Our first day on the water is the hardest. It’s been a year since we’ve done this samba, so there’s gear to set up: poles, tackle, fish finder, and more. From ignition of the big motor that powers us to hopefully happy fishing grounds, to a cordpull on the smaller motor that trolls us through an aquatic underworld, many steps must be remembered, relearned, and performed. It all comes back. There’s hope in our spirits and quickness in our beings as we plunge downriggers into the lake.
07/28 Direct Link
Fishing as a competitive sport: the joy of limiting.

Having hauled our sorry asses back to camp with one lonely fish yesterday, today’s samba started a bit earlier, and was velvety smooth. Fresh fishing grounds, gear ready, lines down just after the sun rose, and magic juju that kept the fish snapping at our lures so quickly that we limited before our companion family/friend fishers.

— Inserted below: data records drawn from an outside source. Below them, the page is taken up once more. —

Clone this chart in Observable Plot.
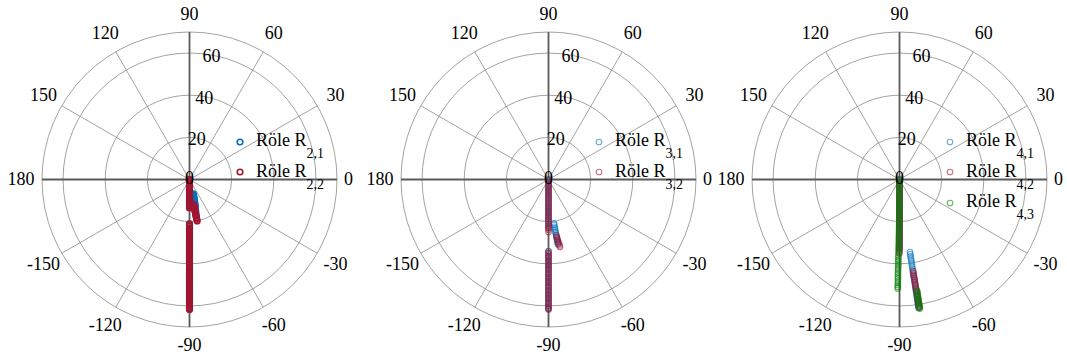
<!DOCTYPE html>
<html>
<head>
<meta charset="utf-8">
<script src="https://cdn.jsdelivr.net/npm/d3@7"></script>
<script src="https://cdn.jsdelivr.net/npm/@observablehq/plot@0.6"></script>
<style>
  body { margin: 0; background: #fff; overflow: hidden; }
  #figure { position: relative; width: 1067px; height: 356px; overflow: hidden;
            font-family: "Liberation Serif", "Tinos", "DejaVu Serif", "Noto Serif", "Times New Roman", Times, serif; }
  .panel { position: absolute; top: 0; width: 360px; height: 356px; }
  .panel svg text { font-family: "Liberation Serif", "Tinos", "DejaVu Serif", "Noto Serif", "Times New Roman", Times, serif; }
  .legend-marker { position: absolute; }
  .legend-label { position: absolute; font-size: 18px; line-height: 18px; white-space: nowrap; color: #000; }
  .legend-label .sub { font-size: 14px; position: relative; top: 12px; }
</style>
</head>
<body>
<div id="figure"></div>
<script>
// Angular grid and labels (degrees), radial rings and labels
const angleTicks = [0, 30, 60, 90, 120, 150, 180, -150, -120, -90, -60, -30];
const ringTicks = [20, 40, 60];
const radialLabels = [20, 40, 60];
const centerLabel = [0];
const radialMax = 70;

// Each sample is [angle in degrees, radius]
const roleR21 = [
  [-90,0],[-90,1.2],[-90,2.3],[-90,3.5],[-90,4.6],[-90,5.8],[-90,6.9],[-90,8.1],[-90,9.2],[-90,10.4],[-90,11.5],[-90,12.7],
  [-75.0,7.0],[-75.4,7.7],[-75.8,8.4],[-76.1,9.1],[-76.5,9.8],[-76.8,10.5],[-77.2,11.2],[-77.5,11.9],[-77.8,12.6],[-78.1,13.3],
  [-78.4,14.0],[-78.7,14.7],[-79.0,15.4],[-79.3,16.1],[-79.6,16.8],[-79.8,17.5],
  [-90,21.1],[-90,22.2],[-90,23.4],[-90,24.5],[-90,25.7],[-90,26.8],[-90,28.0],[-90,29.1],[-90,30.3],[-90,31.4],
  [-90,32.6],[-90,33.7],[-90,34.9],[-90,36.0],[-90,37.2],[-90,38.3],[-90,39.5],[-90,40.6],[-90,41.8],[-90,42.9],
  [-90,44.1],[-90,45.2],[-90,46.4],[-90,47.5],[-90,48.7],[-90,49.8],[-90,51.0],[-90,52.1],[-90,53.3],[-90,54.4],
  [-90,55.6],[-90,56.7],[-90,57.9],[-90,59.0],[-90,60.2],[-90,61.3]
];
const roleR22 = [
  [-90,0],[-90,0.8],[-90,1.7],[-90,2.5],[-90,3.4],[-90,4.2],[-90,5.1],[-90,5.9],[-90,6.8],[-90,7.6],[-90,8.5],[-90,9.3],
  [-90,10.2],[-90,11.0],[-90,11.9],[-90,12.7],[-90,13.5],
  [-80.6,12.0],[-80.4,12.8],[-80.3,13.6],[-80.2,14.4],[-80.1,15.2],[-80.0,16.0],[-79.9,16.8],[-79.8,17.6],[-79.7,18.4],
  [-79.6,19.2],[-79.5,20.0],
  [-90,21.1],[-90,22.0],[-90,23.1],[-90,24.0],[-90,25.1],[-90,26.0],[-90,27.1],[-90,28.0],[-90,29.1],[-90,30.0],
  [-90,31.1],[-90,32.0],[-90,33.1],[-90,34.0],[-90,35.1],[-90,36.0],[-90,37.1],[-90,38.0],[-90,39.1],[-90,40.0],
  [-90,41.1],[-90,42.0],[-90,43.1],[-90,44.0],[-90,45.1],[-90,46.0],[-90,47.1],[-90,48.0],[-90,49.1],[-90,50.0],
  [-90,51.1],[-90,52.0],[-90,53.1],[-90,54.0],[-90,55.1],[-90,56.0],[-90,57.1],[-90,58.0],[-90,59.1],[-90,60.0],
  [-90,61.1],[-90,61.7]
];
const roleR31 = [
  [-90,0],[-90,0.9],[-90,2.0],[-90,2.9],[-90,4.0],[-90,4.9],[-90,6.0],[-90,6.9],[-90,8.0],[-90,8.9],[-90,10.0],[-90,10.9],
  [-90,12.0],[-90,12.9],[-90,14.0],[-90,14.9],[-90,16.0],[-90,16.9],[-90,18.0],[-90,18.9],[-90,20.0],[-90,20.9],[-90,22.0],[-90,23.0],
  [-82.9,21.0],[-82.8,21.8],[-82.7,22.6],[-82.6,23.4],[-82.5,24.2],[-82.4,25.0],[-82.3,25.8],[-82.2,26.6],[-82.1,27.4],
  [-82.0,28.2],[-81.9,29.0],[-81.8,29.8],[-81.8,30.5],[-81.7,31.2],
  [-90,34.0],[-90,35.0],[-90,36.1],[-90,37.0],[-90,38.1],[-90,39.0],[-90,40.1],[-90,41.0],[-90,42.1],[-90,43.0],
  [-90,44.1],[-90,45.0],[-90,46.1],[-90,47.0],[-90,48.1],[-90,49.0],[-90,50.1],[-90,51.0],[-90,52.1],[-90,53.0],
  [-90,54.1],[-90,55.0],[-90,56.1],[-90,57.0],[-90,58.1],[-90,59.0],[-90,60.1],[-90,61.0],[-90,61.5]
];
const roleR32 = [
  [-90,0],[-90,1.0],[-90,1.9],[-90,3.0],[-90,3.9],[-90,5.0],[-90,5.9],[-90,7.0],[-90,7.9],[-90,9.0],[-90,9.9],[-90,11.0],
  [-90,11.9],[-90,13.0],[-90,13.9],[-90,15.0],[-90,15.9],[-90,17.0],[-90,17.9],[-90,19.0],[-90,19.9],[-90,21.0],[-90,21.9],
  [-90,23.0],[-90,23.9],[-90,24.9],
  [-81.9,26.9],[-81.7,27.7],[-81.5,28.5],[-81.3,29.3],[-81.0,30.1],[-80.8,30.9],[-80.5,31.7],[-80.3,32.5],
  [-90,34.2],[-90,35.1],[-90,36.2],[-90,37.1],[-90,38.2],[-90,39.1],[-90,40.2],[-90,41.1],[-90,42.2],[-90,43.1],
  [-90,44.2],[-90,45.1],[-90,46.2],[-90,47.1],[-90,48.2],[-90,49.1],[-90,50.2],[-90,51.1],[-90,52.2],[-90,53.1],
  [-90,54.2],[-90,55.1],[-90,56.2],[-90,57.1],[-90,58.2],[-90,59.1],[-90,60.2],[-90,61.1],[-90,61.7]
];
const roleR41 = [
  [-90,0],[-90,1.0],[-90,2.1],[-90,3.0],[-90,4.1],[-90,5.0],[-90,6.1],[-90,7.0],[-90,8.1],[-90,9.0],[-90,10.1],[-90,11.0],
  [-90,12.1],[-90,13.0],[-90,14.1],[-90,15.0],[-90,16.1],[-90,17.0],[-90,18.1],[-90,19.0],[-90,20.1],[-90,21.0],[-90,22.1],
  [-90,23.0],[-90,24.1],[-90,25.0],[-90,26.1],[-90,27.0],[-90,28.1],[-90,29.0],[-90,30.1],[-90,31.0],[-90,32.1],[-90,33.0],
  [-81.8,34.8],[-81.8,35.8],[-81.8,36.8],[-81.8,37.8],[-81.7,38.8],[-81.7,39.8],[-81.7,40.8],[-81.7,41.8],[-81.7,42.8],
  [-81.7,43.8],[-81.7,44.8],[-81.7,45.8],[-81.7,46.8],[-81.7,47.8],[-81.7,48.8],[-81.6,49.8],[-81.6,50.8],[-81.6,51.8],
  [-81.6,52.8],[-81.6,53.8],[-81.6,54.8],[-81.6,55.8],[-81.6,56.8],[-81.6,57.8],[-81.6,58.8],[-81.6,59.8],[-81.6,60.8],[-81.6,61.7]
];
const roleR42 = [
  [-90,0],[-90,1.1],[-90,2.0],[-90,3.1],[-90,4.0],[-90,5.1],[-90,6.0],[-90,7.1],[-90,8.0],[-90,9.1],[-90,10.0],[-90,11.1],
  [-90,12.0],[-90,13.1],[-90,14.0],[-90,15.1],[-90,16.0],[-90,17.1],[-90,18.0],[-90,19.1],[-90,20.0],[-90,21.1],[-90,22.0],
  [-90,23.1],[-90,24.0],[-90,25.1],[-90,26.0],[-90,27.1],[-90,28.0],[-90,29.1],[-90,30.0],[-90,31.1],[-90,32.0],[-90,33.1],
  [-90,34.0],[-90,35.0],
  [-81.5,43.9],[-81.5,44.8],[-81.5,45.7],[-81.5,46.6],[-81.4,47.5],[-81.4,48.4],[-81.4,49.3],[-81.4,50.2],[-81.4,51.1],
  [-81.4,52.0],[-81.4,52.9],[-81.4,53.8],[-81.3,54.7],[-81.3,55.6],[-81.3,56.5],[-81.3,57.4],[-81.3,58.3],[-81.3,59.2],
  [-81.3,60.1],[-81.3,61.0],[-81.3,61.5]
];
const roleR43 = [
  [-90.0,0],[-90.0,1.0],[-90.0,2.1],[-90.0,3.0],[-90.1,4.1],[-90.1,5.0],[-90.1,6.1],[-90.1,7.0],[-90.1,8.1],[-90.2,9.0],
  [-90.2,10.1],[-90.2,11.0],[-90.2,12.1],[-90.3,13.0],[-90.3,14.1],[-90.3,15.0],[-90.3,16.1],[-90.4,17.0],[-90.4,18.1],
  [-90.4,19.0],[-90.4,20.1],[-90.5,21.0],[-90.5,22.1],[-90.5,23.0],[-90.5,24.1],[-90.5,25.0],[-90.6,26.1],[-90.6,27.0],
  [-90.6,28.1],[-90.6,29.0],[-90.6,30.1],[-90.7,31.0],[-90.7,32.1],[-90.7,33.0],[-90.7,34.1],[-90.7,35.0],[-90.8,36.1],
  [-90.8,37.0],[-90.8,38.1],[-90.8,39.0],[-90.8,40.1],[-90.8,41.0],[-90.9,42.1],[-90.9,43.0],[-90.9,44.1],[-90.9,45.0],
  [-90.9,46.1],[-90.9,47.0],[-90.9,48.1],[-90.9,49.0],[-90.9,50.1],[-90.9,51.0],[-90.9,51.7],
  [-81.0,53.3],[-81.0,54.1],[-81.0,54.9],[-81.0,55.7],[-81.0,56.5],[-81.0,57.3],[-81.0,58.1],[-81.0,58.9],[-81.0,59.7],
  [-81.0,60.5],[-81.0,61.3],[-81.0,62.0]
];

// Series colours (drawn in this order, later ones on top)
const roleBlue = "#0072BD";
const roleRed = "#A2142F";
const roleGreen = "#008000";

const panels = [
  {left: 9, series: [roleR21, roleR22], subs: ["2,1", "2,2"], colors: [roleBlue, roleRed], opacity: 1, strokeWidth: 1.6},
  {left: 368, series: [roleR31, roleR32], subs: ["3,1", "3,2"], colors: [roleBlue, roleRed], opacity: 0.6, strokeWidth: 1.1},
  {left: 719, series: [roleR41, roleR42, roleR43], subs: ["4,1", "4,2", "4,3"], colors: [roleBlue, roleRed, roleGreen], opacity: 0.6, strokeWidth: 1.1}
];

const serif = "'Liberation Serif', 'Tinos', 'DejaVu Serif', 'Noto Serif', 'Times New Roman', Times, serif";
const W = 360, H = 356;
const inner = 295;               // plot diameter in pixels
const mL = (W - inner) / 2, mT = 31.5;
const cx = mL + inner / 2, cy = mT + inner / 2;
const rad = (a) => a * Math.PI / 180;
const px = (a, r) => r * Math.cos(rad(a));
const py = (a, r) => r * Math.sin(rad(a));
const labelRadius = (a) => a === 0 ? 75.5 : (Math.abs(a) === 90 ? 78.5 : 80);

function polarPanel(p) {
  const isMajor = (a) => a % 90 === 0;
  const marks = [
    // rings
    Plot.dot(ringTicks.concat([radialMax]), {x: () => 0, y: () => 0, r: (d) => d, fill: "none", stroke: "#8c8c8c", strokeWidth: 0.8}),
    // minor spokes
    Plot.link(angleTicks.filter((a) => !isMajor(a)), {
      x1: () => 0, y1: () => 0, x2: (a) => px(a, radialMax), y2: (a) => py(a, radialMax),
      stroke: "#8c8c8c", strokeWidth: 0.8
    }),
    // main axes
    Plot.link(angleTicks.filter(isMajor), {
      x1: () => 0, y1: () => 0, x2: (a) => px(a, radialMax), y2: (a) => py(a, radialMax),
      stroke: "#5a5a5a", strokeWidth: 1.8
    }),
    // angle labels
    Plot.text(angleTicks, {
      x: (a) => px(a, labelRadius(a)), y: (a) => py(a, labelRadius(a)), text: (a) => String(a),
      fill: "#000", fontSize: 18, fontFamily: serif
    }),
    // radial labels
    Plot.text(radialLabels, {
      x: (r) => px(80, r), y: (r) => py(80, r), text: (r) => String(r),
      fill: "#000", fontSize: 18, dy: 1.5, fontFamily: serif
    })
  ];
  p.series.forEach((s, i) => {
    marks.push(Plot.dot(s, {
      x: (d) => px(d[0], d[1]), y: (d) => py(d[0], d[1]), r: 2.8,
      fill: "none", stroke: p.colors[i], strokeOpacity: p.opacity, strokeWidth: p.strokeWidth
    }));
  });
  // radial label at the pole, on top of the samples
  marks.push(Plot.text(centerLabel, {
    x: () => 0, y: () => 0, text: (r) => String(r), fill: "#000", fontSize: 18, dy: -1, fontFamily: serif
  }));
  return Plot.plot({
    width: W, height: H,
    marginLeft: mL, marginRight: W - mL - inner, marginTop: mT, marginBottom: H - mT - inner,
    x: {domain: [-radialMax, radialMax], axis: null},
    y: {domain: [-radialMax, radialMax], axis: null},
    r: {type: "linear", domain: [0, radialMax], range: [0, inner / 2]},
    style: {fontFamily: serif, background: "transparent", overflow: "visible"},
    marks
  });
}

const fig = document.getElementById("figure");
panels.forEach((p) => {
  const div = document.createElement("div");
  div.className = "panel";
  div.style.left = p.left + "px";
  div.appendChild(polarPanel(p));
  // legend entries
  p.subs.forEach((sub, i) => {
    const my = 141.5 + 30.5 * i;
    const mx = cx + 51;
    const svg = d3.create("svg").attr("class", "legend-marker")
      .attr("width", 10).attr("height", 10)
      .style("left", (mx - 5) + "px").style("top", (my - 5) + "px");
    svg.append("circle").attr("cx", 5).attr("cy", 5).attr("r", 2.8)
      .attr("fill", "none").attr("stroke", p.colors[i])
      .attr("stroke-opacity", p.opacity).attr("stroke-width", p.strokeWidth);
    div.appendChild(svg.node());
    const lab = document.createElement("div");
    lab.className = "legend-label";
    lab.style.left = (cx + 67) + "px";
    lab.style.top = (my - 10.5) + "px";
    lab.innerHTML = 'Röle R<span class="sub">' + sub + '</span>';
    div.appendChild(lab);
  });
  fig.appendChild(div);
});
</script>
</body>
</html>
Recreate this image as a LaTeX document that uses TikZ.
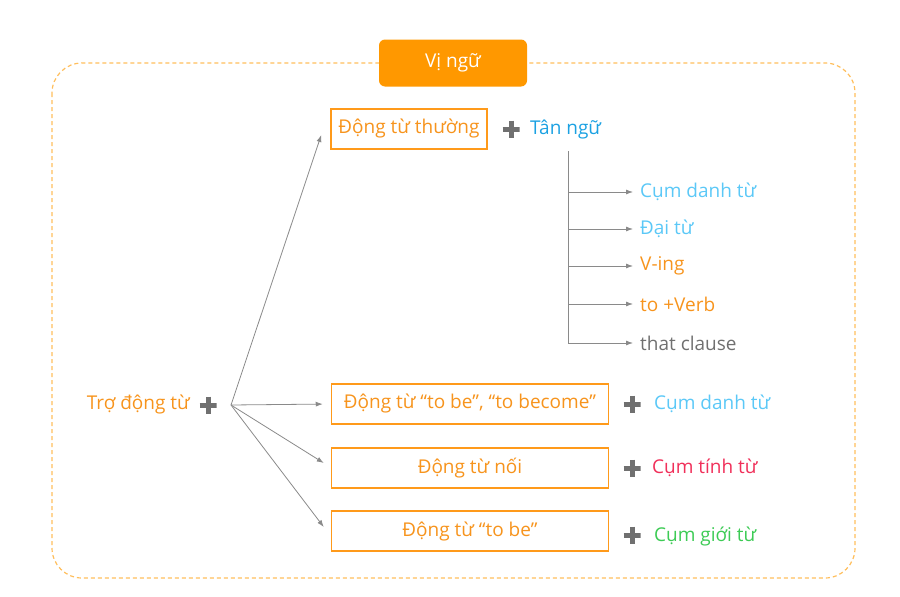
\documentclass[tikz,border=0pt]{standalone}
\usepackage{fontspec}
\setmainfont{Open Sans}
\usepackage{xcolor}
\definecolor{titlefill}{HTML}{FF9800}
\definecolor{verbcolor}{HTML}{F7941D}
\definecolor{boxborder}{HTML}{FF9A1A}
\definecolor{framecolor}{HTML}{FFBE5C}
\definecolor{pluscolor}{HTML}{707070}
\definecolor{linkcolor}{HTML}{8A8A8A}
\definecolor{objblue}{HTML}{1BA1E2}
\definecolor{lightblue}{HTML}{5BC8F7}
\definecolor{adjred}{HTML}{F0305A}
\definecolor{prepgreen}{HTML}{3DCB55}
\definecolor{clausegray}{HTML}{707070}
\usepackage{tikz}
\usetikzlibrary{positioning,arrows.meta}
\tikzset{
    title/.style={
        rectangle,
        rounded corners=6pt,
        fill=titlefill,
        text=white,
        minimum width=148pt,
        minimum height=47pt,
        font=\fontsize{19}{22}\selectfont,
    },
    verbbox/.style={
        rectangle,
        draw=boxborder,
        fill=white,
        text=verbcolor,
        minimum height=40pt,
        line width=1.5pt,
        align=center,
        font=\fontsize{19}{22}\selectfont,
    },
    plussign/.style={
        minimum size=17pt,
        inner sep=0pt,
        path picture={
            \draw[pluscolor, line width=5pt]
                (path picture bounding box.north) -- (path picture bounding box.south)
                (path picture bounding box.west) -- (path picture bounding box.east);
        },
    },
    label/.style={
        anchor=west,
        inner sep=0pt,
        font=\fontsize{19}{22}\selectfont,
    },
    link/.style={
        ->,
        >={Latex[length=7pt,width=5pt]},
        line width=0.8pt,
        linkcolor,
    },
    frame/.style={
        draw=framecolor,
        dashed,
        dash pattern=on 4pt off 3pt,
        line width=1.2pt,
        rounded corners=30pt,
    },
}
\begin{document}
\begin{tikzpicture}[x=1pt, y=-1pt]
    \useasboundingbox (0,0) rectangle (900,597);

    % Outer frame
    \draw[frame] (52,63) rectangle (855,578);

    % Title
    \node[title] (vingu) at (453,63) {Vị ngữ};

    % Ordinary verb + object
    \node[verbbox, minimum width=156pt] (thuong) at (409,129) {Động từ thường};
    \node[plussign] (plus1) at (511,129) {};
    \node[label, text=objblue] (tanngu) at (530,130) {Tân ngữ};
    \coordinate (trunk) at (568,151);

    % Object kinds
    \node[label, text=lightblue] (cumdanh1) at (640,192) {Cụm danh từ};
    \node[label, text=lightblue] (daitu) at (640,229) {Đại từ};
    \node[label, text=verbcolor] (ving) at (640,266) {V-ing};
    \node[label, text=verbcolor] (toverb) at (640,304) {to +Verb};
    \node[label, text=clausegray] (that) at (640,343) {that clause};

    % Auxiliary verb
    \node[label, anchor=east, text=verbcolor] (trodt) at (190,405) {Trợ động từ};
    \node[plussign] (plus0) at (208,405) {};
    \coordinate (fork) at (231,405);

    % Other verb boxes
    \node[verbbox, minimum width=277pt] (tobe2) at (470,404) {Động từ “to be”, “to become”};
    \node[verbbox, minimum width=277pt] (noi) at (470,468) {Động từ nối};
    \node[verbbox, minimum width=277pt] (tobe) at (470,531) {Động từ “to be”};

    \node[plussign] (plus2) at (632,404) {};
    \node[plussign] (plus3) at (632,468) {};
    \node[plussign] (plus4) at (632,535) {};
    \node[label, text=lightblue] (cumdanh2) at (654,404) {Cụm danh từ};
    \node[label, text=adjred] (cumtinh) at (652,468) {Cụm tính từ};
    \node[label, text=prepgreen] (cumgioi) at (654,536) {Cụm giới từ};

    % Object branches
    \foreach \obj in {cumdanh1,daitu,ving,toverb,that}
        \draw[link, shorten >=7pt] (trunk) |- (\obj.west);

    % Fork from auxiliary verb
    \draw[link] (fork) -- ([xshift=-9pt,yshift=-6pt]thuong.west);
    \draw[link, shorten >=8pt] (fork) -- (tobe2.west);
    \draw[link] (fork) -- ([xshift=-7pt,yshift=5pt]noi.west);
    \draw[link] (fork) -- ([xshift=-7pt,yshift=4pt]tobe.west);

\end{tikzpicture}
\end{document}
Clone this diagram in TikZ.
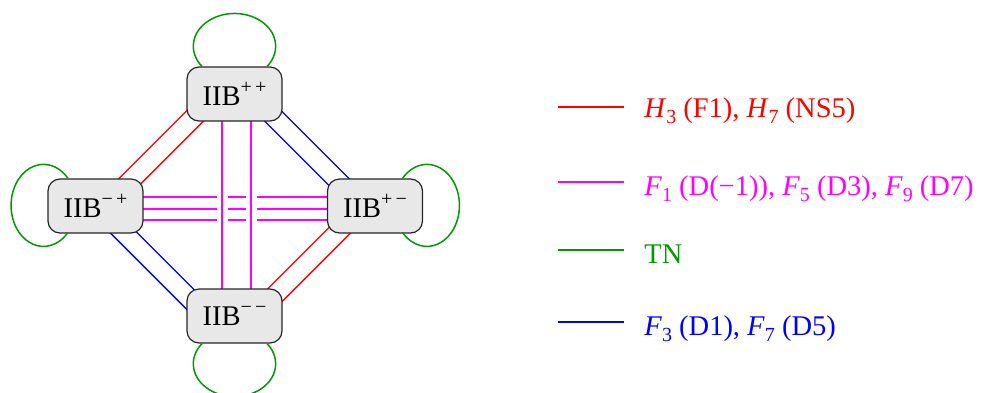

This is when I remembered how truly competitive my Dad and I are about fishing. He hooted, we high fived and shared a pooty samba smooch, our Scottish eyes sparkling in the morning light.
07/29 Direct Link
Dad built his boat before he and mom moved to Corvallis. It’s sixteen feet, with a broad bow, crafted of marine mahogany. It’s beautiful. As Dad has aged so has his boat, and since Mom died it hasn’t received its regular spring cleanup.

After our ten, 15” Kokanee were on ice, Dad searched the underwater for future fishing sites, while I took rag and soap in hand to scrub his boat. Leaning into this task with pleasure, my mother’s spirit whispered over my shoulder; sensations of love, warmth, thanks shimmered within as the sun sparkled on the water around me.
07/30 Direct Link
Coming down from the mountain; Sister blessings and wishes.

Worry comes easily, slips into the stream of soul and mind like a snake sliding down a slick bank to swampland. Fear rides on worry’s back, needing no saddle, wanting no bridle. Both slither into us, like they belong here, are part of us, necessary for our existence.

Still life flows, as clearly as the creek coming from the lake; and as freely as our bodies float. We toss wish rocks to the current, and sit into the water, merge, submerge. Sisters always, in the cool freshness of this absolute waterness.
07/31 Direct Link
Highest temperatures ever in this region were recorded over the four days I was gone. My little family of husband and two beagles survived nicely due to having a heat pump cooling system, and not being affected by power outages that occurred in many areas.

All are happy to have me home, as I am. I love this house, my gardens, my little family, and with two more weeks to go before returning to work, I’m relishing every minute of this freedom. Freedom to awaken when I’m ready, to read, write, and play when I want; the luxury of leisure.